**Your instructions:** Restate the listing that follows word for word, without its pictures.

------------------------------------------------------------------------

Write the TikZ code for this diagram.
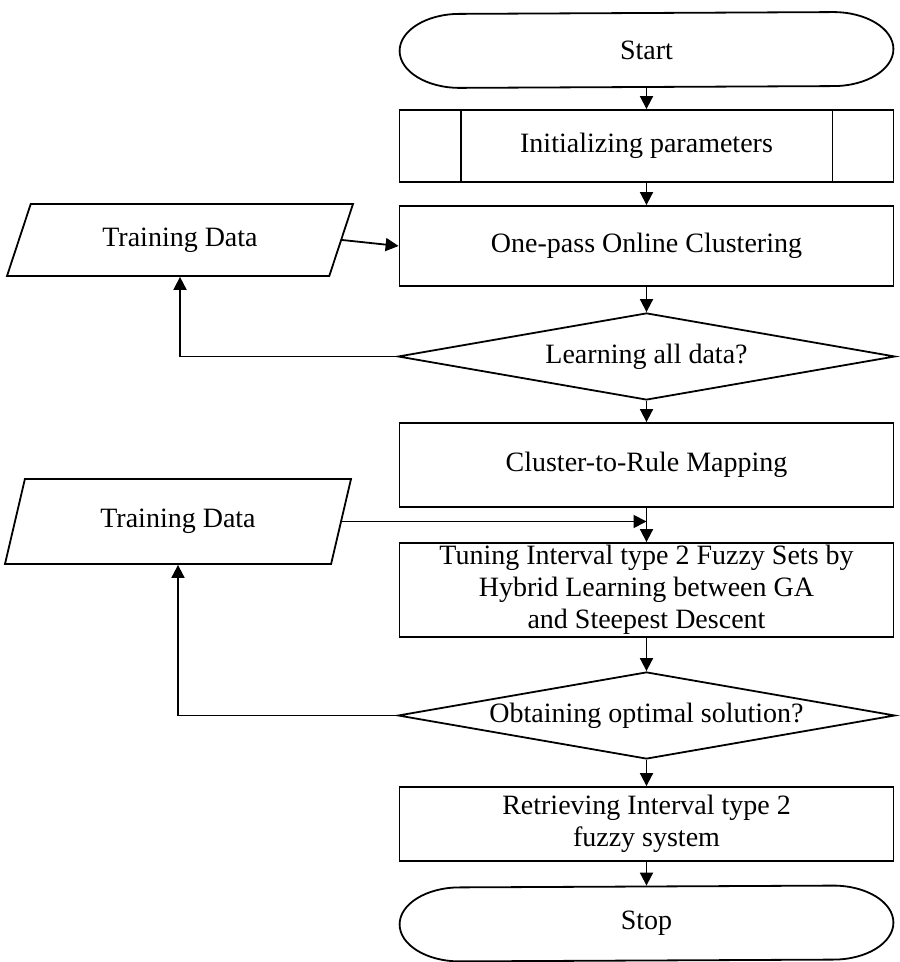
\documentclass[tikz,border=0pt]{standalone}
\usepackage{fontspec}
\setmainfont{Liberation Serif}
\usetikzlibrary{shapes.geometric,arrows.meta}
\begin{document}
\begin{tikzpicture}[x=0.5pt, y=0.5pt, >={Triangle[length=6.5pt,width=6.5pt]}, line width=0.9pt,
		font=\fontsize{14}{16}\selectfont,
		box/.style={draw, minimum width=247pt, align=center, inner sep=0pt},
		terminal/.style={minimum width=186pt, minimum height=37pt, inner sep=0pt},
		decision/.style={diamond, draw, aspect=5.7, inner sep=0pt, minimum width=248.5pt, minimum height=43.5pt},
		data/.style={trapezium, trapezium stretches body=true, draw, minimum width=173pt, inner sep=0pt}]
		\useasboundingbox (0,0) rectangle (899,962);
		% main column
		\node[terminal] (start) at (646.5,912) {Start};
		\node[box, minimum height=36pt] (init) at (646.5,816) {Initializing parameters};
		\node[box, minimum height=40pt] (onepass) at (646.5,716) {One-pass Online Clustering};
		\node[decision] (learn) at (646.5,605.5) {Learning all data?};
		\node[box, minimum height=42pt] (mapping) at (646.5,497) {Cluster-to-Rule Mapping};
		\node[box, minimum height=47pt] (tuning) at (646.5,372) {Tuning Interval type 2 Fuzzy Sets by\\Hybrid Learning between GA\\and Steepest Descent};
		\node[decision] (optimal) at (646.5,246.5) {Obtaining optimal solution?};
		\node[box, minimum height=37pt] (retrieve) at (646.5,138) {Retrieving Interval type 2\\fuzzy system};
		\node[terminal] (stop) at (646.5,38.5) {Stop};
		% inputs
		\node[data, trapezium left angle=46, trapezium right angle=134, minimum height=36pt] (data1) at (180,722) {Training Data};
		\node[data, trapezium left angle=51, trapezium right angle=129, minimum height=42.5pt] (data2) at (178,440.5) {Training Data};
		\coordinate (join) at (mapping.south |- data2.east);
		% outlines
		\foreach \n in {start,stop}
			\draw (\n.north east) arc[start angle=90, end angle=-90, x radius=30pt, y radius=18.5pt]
				-- (\n.south west) arc[start angle=270, end angle=90, x radius=30pt, y radius=18.5pt] -- cycle;
		\draw ([xshift=31pt]init.north west) -- ([xshift=31pt]init.south west);
		\draw ([xshift=-31pt]init.north east) -- ([xshift=-31pt]init.south east);
		% arrows
		\draw[->] (start) -- (init);
		\draw[->] (init) -- (onepass);
		\draw[->] (onepass) -- (learn);
		\draw[->] (learn) -- (mapping);
		\draw[->] (mapping) -- (tuning);
		\draw[->] (tuning) -- (optimal);
		\draw[->] (optimal) -- (retrieve);
		\draw[->] (retrieve) -- (stop);
		\draw[->] (data1.east) -- (onepass.west);
		\draw[->] (data2.east) -- (join);
		\draw[->] (learn.west) -| (data1);
		\draw[->] (optimal.west) -| (data2);
	\end{tikzpicture}
\end{document}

------------------------------------------------------------------------

**The output:**
Write the TikZ code for this diagram.
\documentclass[tikz,border=0pt]{standalone}
\usepackage{fontspec}
\setmainfont{Liberation Serif}
\usetikzlibrary{shapes.geometric,arrows.meta}
\begin{document}
\begin{tikzpicture}[x=0.5pt, y=0.5pt, >={Triangle[length=6.5pt,width=6.5pt]}, line width=0.9pt,
		font=\fontsize{14}{16}\selectfont,
		box/.style={draw, minimum width=247pt, align=center, inner sep=0pt},
		terminal/.style={minimum width=186pt, minimum height=37pt, inner sep=0pt},
		decision/.style={diamond, draw, aspect=5.7, inner sep=0pt, minimum width=248.5pt, minimum height=43.5pt},
		data/.style={trapezium, trapezium stretches body=true, draw, minimum width=173pt, inner sep=0pt}]
		\useasboundingbox (0,0) rectangle (899,962);
		% main column
		\node[terminal] (start) at (646.5,912) {Start};
		\node[box, minimum height=36pt] (init) at (646.5,816) {Initializing parameters};
		\node[box, minimum height=40pt] (onepass) at (646.5,716) {One-pass Online Clustering};
		\node[decision] (learn) at (646.5,605.5) {Learning all data?};
		\node[box, minimum height=42pt] (mapping) at (646.5,497) {Cluster-to-Rule Mapping};
		\node[box, minimum height=47pt] (tuning) at (646.5,372) {Tuning Interval type 2 Fuzzy Sets by\\Hybrid Learning between GA\\and Steepest Descent};
		\node[decision] (optimal) at (646.5,246.5) {Obtaining optimal solution?};
		\node[box, minimum height=37pt] (retrieve) at (646.5,138) {Retrieving Interval type 2\\fuzzy system};
		\node[terminal] (stop) at (646.5,38.5) {Stop};
		% inputs
		\node[data, trapezium left angle=46, trapezium right angle=134, minimum height=36pt] (data1) at (180,722) {Training Data};
		\node[data, trapezium left angle=51, trapezium right angle=129, minimum height=42.5pt] (data2) at (178,440.5) {Training Data};
		\coordinate (join) at (mapping.south |- data2.east);
		% outlines
		\foreach \n in {start,stop}
			\draw (\n.north east) arc[start angle=90, end angle=-90, x radius=30pt, y radius=18.5pt]
				-- (\n.south west) arc[start angle=270, end angle=90, x radius=30pt, y radius=18.5pt] -- cycle;
		\draw ([xshift=31pt]init.north west) -- ([xshift=31pt]init.south west);
		\draw ([xshift=-31pt]init.north east) -- ([xshift=-31pt]init.south east);
		% arrows
		\draw[->] (start) -- (init);
		\draw[->] (init) -- (onepass);
		\draw[->] (onepass) -- (learn);
		\draw[->] (learn) -- (mapping);
		\draw[->] (mapping) -- (tuning);
		\draw[->] (tuning) -- (optimal);
		\draw[->] (optimal) -- (retrieve);
		\draw[->] (retrieve) -- (stop);
		\draw[->] (data1.east) -- (onepass.west);
		\draw[->] (data2.east) -- (join);
		\draw[->] (learn.west) -| (data1);
		\draw[->] (optimal.west) -| (data2);
	\end{tikzpicture}
\end{document}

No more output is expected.